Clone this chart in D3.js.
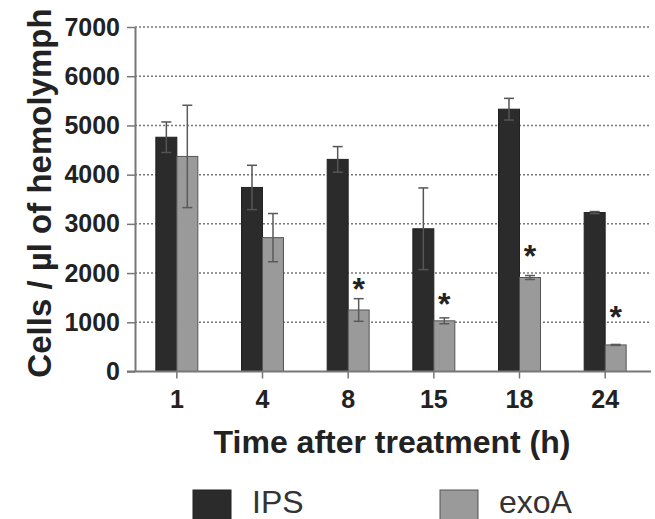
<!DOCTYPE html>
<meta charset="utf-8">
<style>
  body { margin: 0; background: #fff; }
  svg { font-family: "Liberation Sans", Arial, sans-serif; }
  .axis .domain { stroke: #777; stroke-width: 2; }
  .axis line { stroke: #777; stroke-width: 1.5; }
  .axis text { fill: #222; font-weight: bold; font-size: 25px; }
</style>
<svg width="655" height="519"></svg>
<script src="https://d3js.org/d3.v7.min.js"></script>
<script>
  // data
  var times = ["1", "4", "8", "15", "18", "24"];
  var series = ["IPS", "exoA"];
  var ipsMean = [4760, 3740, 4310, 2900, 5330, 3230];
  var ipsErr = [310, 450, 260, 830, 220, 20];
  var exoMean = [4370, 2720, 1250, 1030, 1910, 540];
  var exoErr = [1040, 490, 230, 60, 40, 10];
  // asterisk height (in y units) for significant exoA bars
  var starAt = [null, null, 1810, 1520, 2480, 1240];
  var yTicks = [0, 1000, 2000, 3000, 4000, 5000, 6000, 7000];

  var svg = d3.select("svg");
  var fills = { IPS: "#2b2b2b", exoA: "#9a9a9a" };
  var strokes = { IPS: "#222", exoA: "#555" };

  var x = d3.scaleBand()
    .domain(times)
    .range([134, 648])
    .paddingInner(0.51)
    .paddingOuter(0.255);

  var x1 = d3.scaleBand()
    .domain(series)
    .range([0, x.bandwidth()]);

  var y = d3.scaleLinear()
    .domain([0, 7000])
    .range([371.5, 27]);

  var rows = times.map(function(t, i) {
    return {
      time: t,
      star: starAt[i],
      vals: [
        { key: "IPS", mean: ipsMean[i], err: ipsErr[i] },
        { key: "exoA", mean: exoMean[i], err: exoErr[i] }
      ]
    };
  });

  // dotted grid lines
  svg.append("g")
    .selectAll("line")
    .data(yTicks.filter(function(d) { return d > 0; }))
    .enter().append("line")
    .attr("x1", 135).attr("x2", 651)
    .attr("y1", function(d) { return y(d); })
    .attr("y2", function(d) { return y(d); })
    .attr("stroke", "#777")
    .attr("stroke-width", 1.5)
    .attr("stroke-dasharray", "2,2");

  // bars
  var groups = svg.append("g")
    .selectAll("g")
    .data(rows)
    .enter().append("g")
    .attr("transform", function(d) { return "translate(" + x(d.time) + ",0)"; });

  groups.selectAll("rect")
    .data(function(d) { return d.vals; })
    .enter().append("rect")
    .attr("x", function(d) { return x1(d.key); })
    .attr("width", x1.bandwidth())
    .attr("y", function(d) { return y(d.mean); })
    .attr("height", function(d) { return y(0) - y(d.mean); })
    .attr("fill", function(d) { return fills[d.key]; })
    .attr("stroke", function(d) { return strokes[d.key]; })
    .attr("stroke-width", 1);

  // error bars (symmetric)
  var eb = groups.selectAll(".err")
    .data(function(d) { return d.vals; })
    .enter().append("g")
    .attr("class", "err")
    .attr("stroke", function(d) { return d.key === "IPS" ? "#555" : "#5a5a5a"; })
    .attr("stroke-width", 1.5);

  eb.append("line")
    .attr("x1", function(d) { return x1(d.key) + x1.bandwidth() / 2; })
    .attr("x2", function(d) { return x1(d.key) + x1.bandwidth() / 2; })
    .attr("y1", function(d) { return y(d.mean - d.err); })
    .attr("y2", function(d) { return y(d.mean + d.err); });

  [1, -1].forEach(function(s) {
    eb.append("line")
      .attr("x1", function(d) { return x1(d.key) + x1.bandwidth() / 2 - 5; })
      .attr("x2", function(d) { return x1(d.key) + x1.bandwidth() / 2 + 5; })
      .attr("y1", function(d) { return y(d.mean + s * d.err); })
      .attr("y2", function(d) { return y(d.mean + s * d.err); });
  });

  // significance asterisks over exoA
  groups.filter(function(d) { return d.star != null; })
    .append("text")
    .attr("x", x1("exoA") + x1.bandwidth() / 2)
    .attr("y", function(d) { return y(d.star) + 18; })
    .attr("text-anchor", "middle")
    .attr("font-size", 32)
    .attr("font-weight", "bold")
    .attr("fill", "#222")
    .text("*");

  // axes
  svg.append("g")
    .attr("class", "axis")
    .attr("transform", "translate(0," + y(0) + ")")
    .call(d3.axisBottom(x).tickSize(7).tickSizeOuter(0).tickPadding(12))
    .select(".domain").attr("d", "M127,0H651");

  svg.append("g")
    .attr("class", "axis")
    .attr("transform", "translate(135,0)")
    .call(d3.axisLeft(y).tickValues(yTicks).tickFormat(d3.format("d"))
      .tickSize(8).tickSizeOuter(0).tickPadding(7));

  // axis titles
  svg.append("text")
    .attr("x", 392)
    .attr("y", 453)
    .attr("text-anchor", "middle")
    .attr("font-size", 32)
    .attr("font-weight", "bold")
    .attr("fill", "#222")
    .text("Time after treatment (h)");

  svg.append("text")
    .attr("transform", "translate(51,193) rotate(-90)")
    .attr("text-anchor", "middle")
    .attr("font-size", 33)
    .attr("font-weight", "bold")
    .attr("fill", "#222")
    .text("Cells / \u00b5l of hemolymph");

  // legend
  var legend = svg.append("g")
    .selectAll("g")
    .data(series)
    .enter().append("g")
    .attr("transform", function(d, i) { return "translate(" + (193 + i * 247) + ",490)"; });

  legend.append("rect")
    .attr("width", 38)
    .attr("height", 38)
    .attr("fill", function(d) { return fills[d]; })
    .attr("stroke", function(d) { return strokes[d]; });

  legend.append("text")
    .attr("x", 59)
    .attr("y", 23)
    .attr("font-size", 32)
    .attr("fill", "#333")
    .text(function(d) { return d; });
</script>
·····
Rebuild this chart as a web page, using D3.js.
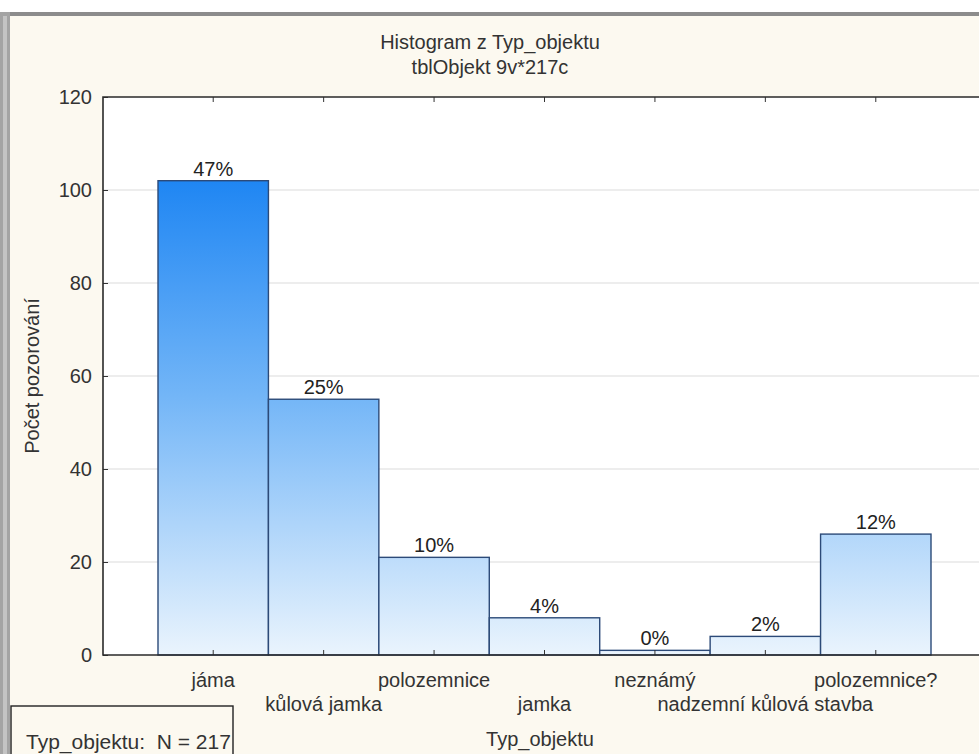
·····
§ Aim of the task
Pick out the lines that have the word "chart". Copy them all.

§ Response for this exercise
Clone this chart in D3.js.
Rebuild this chart as a web page, using D3.js.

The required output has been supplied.